Take the lines from the top down to and including the one with "plt.rcParams['font.family'] = ['Liberation" and repeat them exactly. Omit images.

########################################

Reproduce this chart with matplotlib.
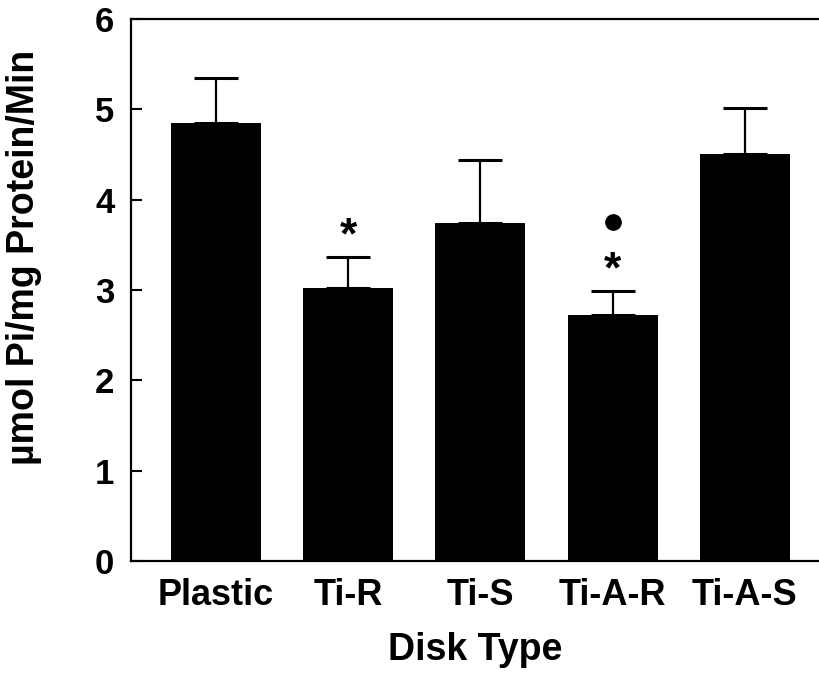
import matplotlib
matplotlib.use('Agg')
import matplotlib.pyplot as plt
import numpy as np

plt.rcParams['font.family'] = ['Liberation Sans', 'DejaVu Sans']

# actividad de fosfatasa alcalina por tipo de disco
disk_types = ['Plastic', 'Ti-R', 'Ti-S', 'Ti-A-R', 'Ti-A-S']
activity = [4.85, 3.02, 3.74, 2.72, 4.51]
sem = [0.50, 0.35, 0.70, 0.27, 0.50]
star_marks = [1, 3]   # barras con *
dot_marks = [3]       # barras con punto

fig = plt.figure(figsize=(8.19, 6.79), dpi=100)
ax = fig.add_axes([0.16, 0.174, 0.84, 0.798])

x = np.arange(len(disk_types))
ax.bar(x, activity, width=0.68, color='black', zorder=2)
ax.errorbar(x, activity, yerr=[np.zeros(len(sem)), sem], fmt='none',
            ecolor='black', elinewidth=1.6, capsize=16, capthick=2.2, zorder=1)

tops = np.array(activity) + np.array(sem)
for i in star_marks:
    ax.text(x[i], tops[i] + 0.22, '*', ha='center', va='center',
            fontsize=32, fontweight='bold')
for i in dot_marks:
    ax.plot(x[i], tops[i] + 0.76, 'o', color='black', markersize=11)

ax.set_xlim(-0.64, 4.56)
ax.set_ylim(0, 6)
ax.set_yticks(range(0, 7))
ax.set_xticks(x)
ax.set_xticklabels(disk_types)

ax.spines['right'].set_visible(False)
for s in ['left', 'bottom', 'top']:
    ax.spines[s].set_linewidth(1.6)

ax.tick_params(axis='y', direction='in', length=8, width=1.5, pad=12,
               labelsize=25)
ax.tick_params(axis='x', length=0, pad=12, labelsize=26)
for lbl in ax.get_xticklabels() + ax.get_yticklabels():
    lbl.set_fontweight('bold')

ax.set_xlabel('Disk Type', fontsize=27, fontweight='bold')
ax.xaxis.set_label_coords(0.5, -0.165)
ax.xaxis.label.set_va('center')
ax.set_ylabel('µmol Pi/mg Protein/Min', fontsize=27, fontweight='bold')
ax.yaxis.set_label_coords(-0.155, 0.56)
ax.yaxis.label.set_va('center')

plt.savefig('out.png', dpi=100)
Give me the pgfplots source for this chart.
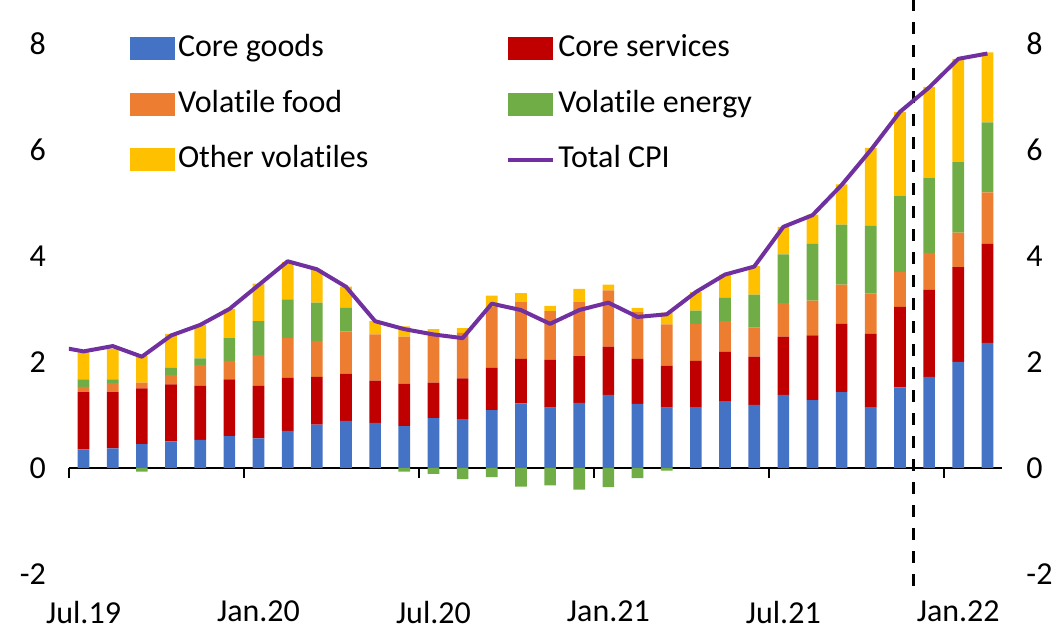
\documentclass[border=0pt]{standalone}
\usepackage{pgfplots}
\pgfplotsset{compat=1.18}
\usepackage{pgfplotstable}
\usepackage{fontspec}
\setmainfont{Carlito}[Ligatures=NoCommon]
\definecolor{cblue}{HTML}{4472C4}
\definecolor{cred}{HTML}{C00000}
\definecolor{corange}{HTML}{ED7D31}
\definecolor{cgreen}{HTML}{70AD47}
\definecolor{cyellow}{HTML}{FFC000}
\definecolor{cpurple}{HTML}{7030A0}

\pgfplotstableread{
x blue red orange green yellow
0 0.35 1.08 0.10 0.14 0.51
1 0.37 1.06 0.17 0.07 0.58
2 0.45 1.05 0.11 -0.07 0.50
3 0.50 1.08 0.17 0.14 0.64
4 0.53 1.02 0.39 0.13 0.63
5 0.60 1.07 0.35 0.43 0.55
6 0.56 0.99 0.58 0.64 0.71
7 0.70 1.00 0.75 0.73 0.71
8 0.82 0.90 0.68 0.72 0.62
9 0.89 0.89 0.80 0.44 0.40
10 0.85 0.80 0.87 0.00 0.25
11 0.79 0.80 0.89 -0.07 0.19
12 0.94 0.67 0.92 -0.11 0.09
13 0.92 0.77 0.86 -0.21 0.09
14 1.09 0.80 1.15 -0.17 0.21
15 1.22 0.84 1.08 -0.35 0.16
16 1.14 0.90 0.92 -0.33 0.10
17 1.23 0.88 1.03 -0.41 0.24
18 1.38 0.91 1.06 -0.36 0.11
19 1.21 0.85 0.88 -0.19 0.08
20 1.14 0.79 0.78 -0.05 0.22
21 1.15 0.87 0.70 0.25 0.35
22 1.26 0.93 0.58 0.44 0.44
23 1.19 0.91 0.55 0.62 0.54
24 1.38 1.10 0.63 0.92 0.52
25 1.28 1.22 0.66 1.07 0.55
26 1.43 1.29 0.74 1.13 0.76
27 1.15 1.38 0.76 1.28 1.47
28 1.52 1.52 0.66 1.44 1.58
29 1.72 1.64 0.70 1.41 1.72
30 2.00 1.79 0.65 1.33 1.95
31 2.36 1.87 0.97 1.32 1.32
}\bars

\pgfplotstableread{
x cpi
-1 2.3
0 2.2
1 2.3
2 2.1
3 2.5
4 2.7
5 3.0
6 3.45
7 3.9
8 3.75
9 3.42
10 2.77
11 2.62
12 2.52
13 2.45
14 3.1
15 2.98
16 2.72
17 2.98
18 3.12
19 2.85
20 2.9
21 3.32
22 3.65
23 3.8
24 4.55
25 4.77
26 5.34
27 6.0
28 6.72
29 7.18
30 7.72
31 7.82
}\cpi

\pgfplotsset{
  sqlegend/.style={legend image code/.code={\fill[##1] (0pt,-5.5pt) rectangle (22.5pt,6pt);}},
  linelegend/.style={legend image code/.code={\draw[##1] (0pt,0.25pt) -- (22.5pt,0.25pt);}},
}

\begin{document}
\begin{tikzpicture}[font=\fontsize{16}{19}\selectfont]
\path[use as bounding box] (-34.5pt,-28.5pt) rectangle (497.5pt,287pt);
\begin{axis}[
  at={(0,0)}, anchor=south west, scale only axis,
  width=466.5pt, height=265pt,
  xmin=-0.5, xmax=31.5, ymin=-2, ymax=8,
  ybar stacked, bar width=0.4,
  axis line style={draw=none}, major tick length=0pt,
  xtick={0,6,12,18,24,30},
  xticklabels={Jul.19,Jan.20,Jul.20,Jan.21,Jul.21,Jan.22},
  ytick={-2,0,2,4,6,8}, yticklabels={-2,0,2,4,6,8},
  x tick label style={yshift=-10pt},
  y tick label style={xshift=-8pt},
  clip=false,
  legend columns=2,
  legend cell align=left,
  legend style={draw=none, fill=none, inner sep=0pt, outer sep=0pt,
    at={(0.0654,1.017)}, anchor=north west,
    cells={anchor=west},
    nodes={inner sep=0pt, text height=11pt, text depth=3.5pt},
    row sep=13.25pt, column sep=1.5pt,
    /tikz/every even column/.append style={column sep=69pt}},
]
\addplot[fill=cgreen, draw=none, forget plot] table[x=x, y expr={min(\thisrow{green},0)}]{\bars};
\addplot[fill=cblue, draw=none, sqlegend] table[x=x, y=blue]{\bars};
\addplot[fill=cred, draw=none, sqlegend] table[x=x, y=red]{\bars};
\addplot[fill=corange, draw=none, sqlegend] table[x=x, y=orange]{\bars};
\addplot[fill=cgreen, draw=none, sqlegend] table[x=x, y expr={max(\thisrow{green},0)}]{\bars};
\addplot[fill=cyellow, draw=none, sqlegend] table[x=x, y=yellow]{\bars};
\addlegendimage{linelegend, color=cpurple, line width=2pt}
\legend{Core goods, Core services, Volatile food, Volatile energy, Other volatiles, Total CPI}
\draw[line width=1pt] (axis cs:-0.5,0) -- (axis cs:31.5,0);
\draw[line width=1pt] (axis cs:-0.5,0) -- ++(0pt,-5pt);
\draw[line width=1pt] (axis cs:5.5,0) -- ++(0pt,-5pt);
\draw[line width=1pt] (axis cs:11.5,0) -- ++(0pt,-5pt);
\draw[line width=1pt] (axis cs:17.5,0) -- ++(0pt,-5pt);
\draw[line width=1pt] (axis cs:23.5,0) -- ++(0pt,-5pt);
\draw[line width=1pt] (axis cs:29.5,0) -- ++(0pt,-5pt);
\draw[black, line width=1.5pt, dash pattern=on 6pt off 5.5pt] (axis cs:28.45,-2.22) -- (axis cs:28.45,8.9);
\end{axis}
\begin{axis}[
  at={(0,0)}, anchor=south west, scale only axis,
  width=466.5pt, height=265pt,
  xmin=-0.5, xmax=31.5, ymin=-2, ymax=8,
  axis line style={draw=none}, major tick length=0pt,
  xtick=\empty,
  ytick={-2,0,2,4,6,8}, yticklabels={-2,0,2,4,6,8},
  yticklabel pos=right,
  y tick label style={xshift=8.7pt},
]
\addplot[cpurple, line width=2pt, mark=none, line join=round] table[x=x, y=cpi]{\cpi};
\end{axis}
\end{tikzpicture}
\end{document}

########################################

● The result
Reproduce this chart with matplotlib.
import matplotlib
matplotlib.use('Agg')
import matplotlib.pyplot as plt
import numpy as np

plt.rcParams['font.family'] = ['Liberation Sans', 'DejaVu Sans']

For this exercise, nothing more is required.